ECLI:NL:GHAMS:2021:3507
Gerechtshof Amsterdam
- Hoger beroep
- Rechtspraak.nl
Ontvankelijkheid van het openbaar ministerie in hoger beroep na te late indiening van de appelschriftuur
In deze zaak heeft het gerechtshof Amsterdam op 14 juli 2021 uitspraak gedaan in hoger beroep tegen een vonnis van de rechtbank Amsterdam van 13 mei 2019. Het openbaar ministerie had hoger beroep ingesteld, maar de raadsman van de verdachte stelde dat het openbaar ministerie niet-ontvankelijk moest worden verklaard vanwege de te late indiening van de appelschriftuur. De officier van justitie had op 27 mei 2019 hoger beroep ingesteld, maar de schriftuur met grieven werd pas op 12 juni 2019 ingediend, wat twee dagen buiten de wettelijke termijn van veertien dagen viel.
Het hof overwoog dat, hoewel er sprake was van een geringe termijnoverschrijding, het belang van het ingestelde hoger beroep niet boven het belang van de sanctionering van dit verzuim kon worden gesteld. De advocaat-generaal had aangevoerd dat de termijnoverschrijding gerechtvaardigd was, maar het hof vond deze argumentatie onvoldoende. Het hof verwees naar eerdere jurisprudentie van de Hoge Raad en concludeerde dat het openbaar ministerie niet-ontvankelijk moest worden verklaard in het hoger beroep.

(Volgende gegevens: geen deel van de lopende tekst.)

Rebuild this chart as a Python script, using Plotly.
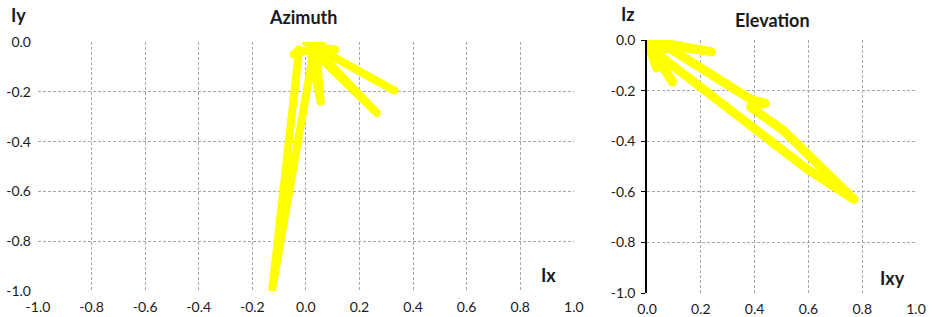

De beslissing van het hof was dat het openbaar ministerie niet-ontvankelijk werd verklaard in het hoger beroep, wat betekent dat het hoger beroep niet verder kon worden behandeld. Dit arrest is gewezen door de meervoudige strafkamer van het gerechtshof Amsterdam, met de betrokken rechters en griffier aanwezig tijdens de openbare terechtzitting.